El Poder de la pobreza, contrario a toda deificación de los bienes y del dinero, contrario a todo tipo de egolatrías. La pobreza modera nuestros deseos sin límites, cuya violencia puede llegar a ser voraz y destructiva; aniquila el afán de “quererlo todo, quererlo ya y quererlo al precio que sea” cuyo exponente primero es el consumismo y la adicción que más desencadena es el comprar y comprar sin parar.
El Poder del servicio. “Fueron a predicar, exhortando a la conversión; expulsaron a muchos demonios y sanaron a numeroso enfermos, ungiéndolos con oleo”. Para saber servir hace falta aprender a obedecer, no se puede servir si no se sabe obedecer. El servicio es fruto de la sencillez y de la generosidad. Por eso, el que quiera ser el más grande que se haga el más chico de todos, el que quiera ser el primero que se haga el servidor de todos. Vivir sirviendo es la manera de poner y llevar a la práctica el evangelio de Jesucristo, si no vivo para servir, no sirvo para vivir.
 El Poder de la Paz. Lo podemos traducir en tantas expresiones: mansedumbre, ternura, cordialidad, empatía, serenidad, misericordia… Hemos sido enviados para irradiar esa paz. El lenguaje de la hostilidad, de la acusación, del victimismo y de la acepción debe ir desapareciendo de nuestras relaciones y hábitos.

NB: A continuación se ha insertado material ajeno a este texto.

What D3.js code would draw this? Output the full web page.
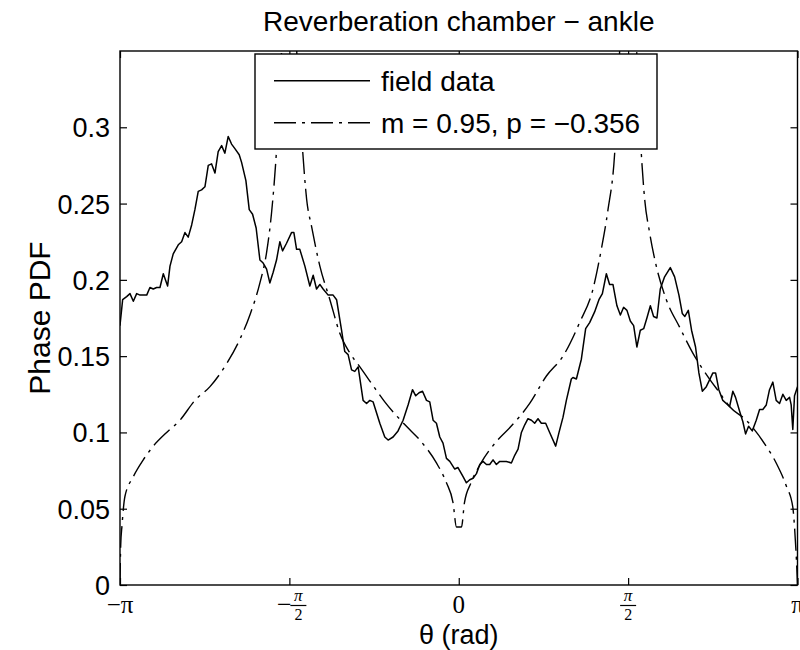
<!DOCTYPE html>
<html><head><meta charset="utf-8">
<script src="https://cdn.jsdelivr.net/npm/d3@7"></script>
<style>body{margin:0;background:#fff}svg{display:block}</style>
</head><body><svg id="c" width="800" height="650"></svg>
<script>
const fieldTheta=[-3.142,-3.117,-3.080,-3.049,-3.018,-2.987,-2.956,-2.894,-2.864,-2.833,-2.802,-2.771,-2.740,-2.700,-2.678,-2.648,-2.601,-2.570,-2.539,-2.509,-2.477,-2.447,-2.416,-2.385,-2.354,-2.323,-2.292,-2.261,-2.231,-2.199,-2.169,-2.138,-2.107,-2.076,-2.036,-2.014,-1.974,-1.943,-1.912,-1.879,-1.844,-1.814,-1.782,-1.752,-1.721,-1.690,-1.659,-1.634,-1.597,-1.551,-1.529,-1.504,-1.474,-1.427,-1.381,-1.350,-1.319,-1.288,-1.258,-1.211,-1.165,-1.133,-1.087,-1.057,-1.026,-0.994,-0.964,-0.933,-0.887,-0.855,-0.825,-0.794,-0.732,-0.686,-0.655,-0.609,-0.563,-0.516,-0.470,-0.429,-0.399,-0.368,-0.336,-0.299,-0.269,-0.238,-0.207,-0.176,-0.146,-0.114,-0.083,-0.037,-0.007,0.040,0.071,0.102,0.133,0.164,0.195,0.225,0.257,0.287,0.318,0.349,0.380,0.442,0.488,0.519,0.550,0.581,0.612,0.642,0.674,0.704,0.735,0.766,0.806,0.843,0.899,0.930,0.967,0.998,1.044,1.059,1.091,1.137,1.177,1.214,1.260,1.300,1.332,1.369,1.399,1.430,1.467,1.499,1.529,1.560,1.591,1.622,1.652,1.684,1.715,1.745,1.777,1.807,1.838,1.869,1.909,1.962,2.002,2.042,2.073,2.097,2.129,2.159,2.196,2.227,2.259,2.296,2.357,2.382,2.412,2.449,2.512,2.542,2.567,2.604,2.635,2.660,2.688,2.722,2.759,2.790,2.820,2.852,2.882,2.913,2.944,2.975,3.006,3.037,3.068,3.083,3.098,3.114,3.142];
const fieldPdf=[0.170,0.187,0.189,0.191,0.186,0.191,0.190,0.190,0.195,0.194,0.195,0.195,0.204,0.196,0.209,0.217,0.223,0.225,0.231,0.228,0.236,0.246,0.258,0.259,0.261,0.275,0.276,0.270,0.284,0.288,0.283,0.294,0.289,0.286,0.282,0.277,0.265,0.246,0.243,0.234,0.213,0.211,0.207,0.198,0.205,0.213,0.225,0.219,0.224,0.231,0.231,0.220,0.220,0.209,0.196,0.203,0.194,0.197,0.194,0.190,0.190,0.187,0.167,0.153,0.151,0.141,0.140,0.143,0.121,0.119,0.121,0.120,0.106,0.097,0.095,0.097,0.101,0.108,0.118,0.128,0.124,0.126,0.127,0.121,0.120,0.108,0.106,0.097,0.093,0.083,0.081,0.076,0.077,0.071,0.067,0.069,0.070,0.073,0.079,0.081,0.079,0.079,0.082,0.079,0.081,0.081,0.080,0.085,0.089,0.100,0.105,0.109,0.108,0.106,0.109,0.106,0.106,0.100,0.091,0.100,0.110,0.121,0.135,0.136,0.135,0.148,0.168,0.172,0.179,0.187,0.191,0.204,0.197,0.197,0.183,0.177,0.182,0.180,0.173,0.170,0.156,0.167,0.168,0.175,0.183,0.176,0.175,0.194,0.202,0.208,0.202,0.190,0.178,0.176,0.180,0.167,0.156,0.139,0.127,0.130,0.139,0.139,0.128,0.121,0.117,0.127,0.123,0.114,0.107,0.099,0.104,0.101,0.108,0.115,0.115,0.118,0.128,0.133,0.121,0.119,0.125,0.121,0.123,0.118,0.102,0.124,0.130];
const modelTheta=[-3.142,-3.135,-3.123,-3.096,-3.018,-2.926,-2.833,-2.709,-2.586,-2.447,-2.307,-2.153,-2.030,-1.937,-1.844,-1.782,-1.736,-1.690,-1.643,-1.571,-1.503,-1.448,-1.411,-1.365,-1.288,-1.195,-1.103,-1.010,-0.917,-0.778,-0.686,-0.485,-0.361,-0.207,-0.114,-0.053,-0.021,0.025,0.053,0.114,0.207,0.361,0.485,0.658,0.813,0.967,1.121,1.245,1.322,1.384,1.446,1.492,1.571,1.650,1.693,1.724,1.770,1.832,1.925,2.048,2.171,2.326,2.419,2.511,2.666,2.851,2.944,3.037,3.098,3.114,3.132,3.142];
const modelPdf=[0,0.026,0.039,0.058,0.071,0.082,0.091,0.100,0.108,0.121,0.130,0.145,0.161,0.177,0.198,0.218,0.244,0.285,0.351,0.600,0.351,0.285,0.253,0.235,0.209,0.187,0.165,0.152,0.143,0.129,0.120,0.104,0.095,0.080,0.067,0.054,0.038,0.038,0.054,0.067,0.080,0.095,0.104,0.119,0.137,0.150,0.172,0.194,0.220,0.246,0.283,0.350,0.600,0.350,0.283,0.253,0.231,0.209,0.187,0.169,0.152,0.135,0.126,0.117,0.108,0.091,0.080,0.065,0.051,0.038,0.016,0];
const yTicks=[0,0.05,0.1,0.15,0.2,0.25,0.3];
const xTickValues=[-Math.PI,-Math.PI/2,0,Math.PI/2,Math.PI];
const xTickLabels=["−π","−π/2","0","π/2","π"];
const seriesNames=["field data","m = 0.95, p = −0.356"];
const titleText="Reverberation chamber − ankle";
const xLabel="θ (rad)";
const yLabel="Phase PDF";

const L=120,R=797.5,T=51,B=585;
const svg=d3.select("#c");
const x=d3.scaleLinear().domain([-Math.PI,Math.PI]).range([L,R]);
const y=d3.scaleLinear().domain([0,0.35]).range([B,T]);
const sans="'Liberation Sans', Arial, Helvetica, sans-serif";
const serif="'Liberation Serif', 'Times New Roman', serif";

svg.append("defs").append("clipPath").attr("id","clip")
  .append("rect").attr("x",L).attr("y",T).attr("width",R-L).attr("height",B-T);

const field=fieldTheta.map((t,i)=>[t,fieldPdf[i]]);
const model=modelTheta.map((t,i)=>[t,modelPdf[i]]);
const g=svg.append("g").attr("clip-path","url(#clip)");
g.append("path").datum(model)
  .attr("d",d3.line().x(d=>x(d[0])).y(d=>y(d[1])).curve(d3.curveMonotoneX))
  .attr("fill","none").attr("stroke","#000").attr("stroke-width",1.4)
  .attr("stroke-dasharray","22,6,3,6");
g.append("path").datum(field).attr("d",d3.line().x(d=>x(d[0])).y(d=>y(d[1])))
  .attr("fill","none").attr("stroke","#000").attr("stroke-width",1.5).attr("stroke-linejoin","round");

// axes
function styleAxis(sel){
  sel.select(".domain").remove();
  sel.selectAll(".tick line").attr("stroke","#000").attr("stroke-width",1.2);
}
svg.append("g").attr("transform",`translate(${L},0)`)
  .call(d3.axisLeft(y).tickValues(yTicks).tickSizeInner(-7).tickSizeOuter(0).tickPadding(10).tickFormat(d=>String(d)))
  .call(styleAxis)
  .selectAll(".tick text").attr("font-family",sans).attr("font-size",27).attr("fill","#000").attr("dy","0.35em");
svg.append("g").attr("transform",`translate(${R},0)`)
  .call(d3.axisRight(y).tickValues(yTicks).tickSizeInner(-7).tickSizeOuter(0).tickFormat(""))
  .call(styleAxis);
svg.append("g").attr("transform",`translate(0,${B})`)
  .call(d3.axisBottom(x).tickValues(xTickValues).tickSizeInner(-7).tickSizeOuter(0).tickFormat(""))
  .call(styleAxis);
svg.append("g").attr("transform",`translate(0,${T})`)
  .call(d3.axisTop(x).tickValues(xTickValues).tickSizeInner(-7).tickSizeOuter(0).tickFormat(""))
  .call(styleAxis);

// x tick labels (LaTeX-like)
xTickValues.forEach((v,i)=>{
  const lab=xTickLabels[i];
  const cx=x(v);
  const tg=svg.append("g").attr("transform",`translate(${cx},0)`);
  if(lab.includes("/")){
    const neg=lab.startsWith("−");
    const parts=(neg?lab.slice(1):lab).split("/");
    const fx=neg?9:0;
    if(neg){
      tg.append("text").attr("x",fx-14).attr("y",613).attr("text-anchor","middle")
        .attr("font-family",serif).attr("font-size",26).text("−");
    }
    tg.append("line").attr("x1",fx-8).attr("x2",fx+8).attr("y1",605.5).attr("y2",605.5)
      .attr("stroke","#000").attr("stroke-width",1.2);
    tg.append("text").attr("x",fx).attr("y",601).attr("text-anchor","middle")
      .attr("font-family",serif).attr("font-size",17).attr("font-style","italic").text(parts[0]);
    tg.append("text").attr("x",fx).attr("y",620).attr("text-anchor","middle")
      .attr("font-family",serif).attr("font-size",16).text(parts[1]);
  } else {
    tg.append("text").attr("x",0).attr("y",613).attr("text-anchor","middle")
      .attr("font-family",serif).attr("font-size",25).text(lab);
  }
});

// box
svg.append("rect").attr("x",L).attr("y",T).attr("width",R-L).attr("height",B-T)
  .attr("fill","none").attr("stroke","#000").attr("stroke-width",1.4);

// title and labels
svg.append("text").attr("x",(L+R)/2).attr("y",31).attr("text-anchor","middle")
  .attr("font-family",sans).attr("font-size",28).text(titleText);
svg.append("text").attr("x",(L+R)/2).attr("y",644).attr("text-anchor","middle")
  .attr("font-family",sans).attr("font-size",27).text(xLabel);
svg.append("text").attr("transform",`translate(50,${(T+B)/2}) rotate(-90)`).attr("text-anchor","middle")
  .attr("font-family",sans).attr("font-size",30).text(yLabel);

// legend
const lg=svg.append("g");
lg.append("rect").attr("x",255).attr("y",54).attr("width",402).attr("height",95)
  .attr("fill","#fff").attr("stroke","#000").attr("stroke-width",1.4);
const rows=[80.7,122.7];
const dashes=[null,"22,6,3,6"];
seriesNames.forEach((n,i)=>{
  lg.append("line").attr("x1",274).attr("x2",370).attr("y1",rows[i]).attr("y2",rows[i])
    .attr("stroke","#000").attr("stroke-width",1.4).attr("stroke-dasharray",dashes[i]);
  lg.append("text").attr("x",381).attr("y",rows[i]+10).attr("font-family",sans)
    .attr("font-size",28).text(n);
});
</script></body></html>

Tengo que considerar que no es Pablo Gómez el que me envía, sino el mismo Jesucristo. Sintámonos enviados por Jesús para seguir anunciando su Reino, tanto de palabra como con las obras. Pidamos a María nuestra madre que seamos capaces de ser como ella, que habiendo escuchado la propuesta del Señor, se enlistó prontamente para obedecerle y hacer su voluntad.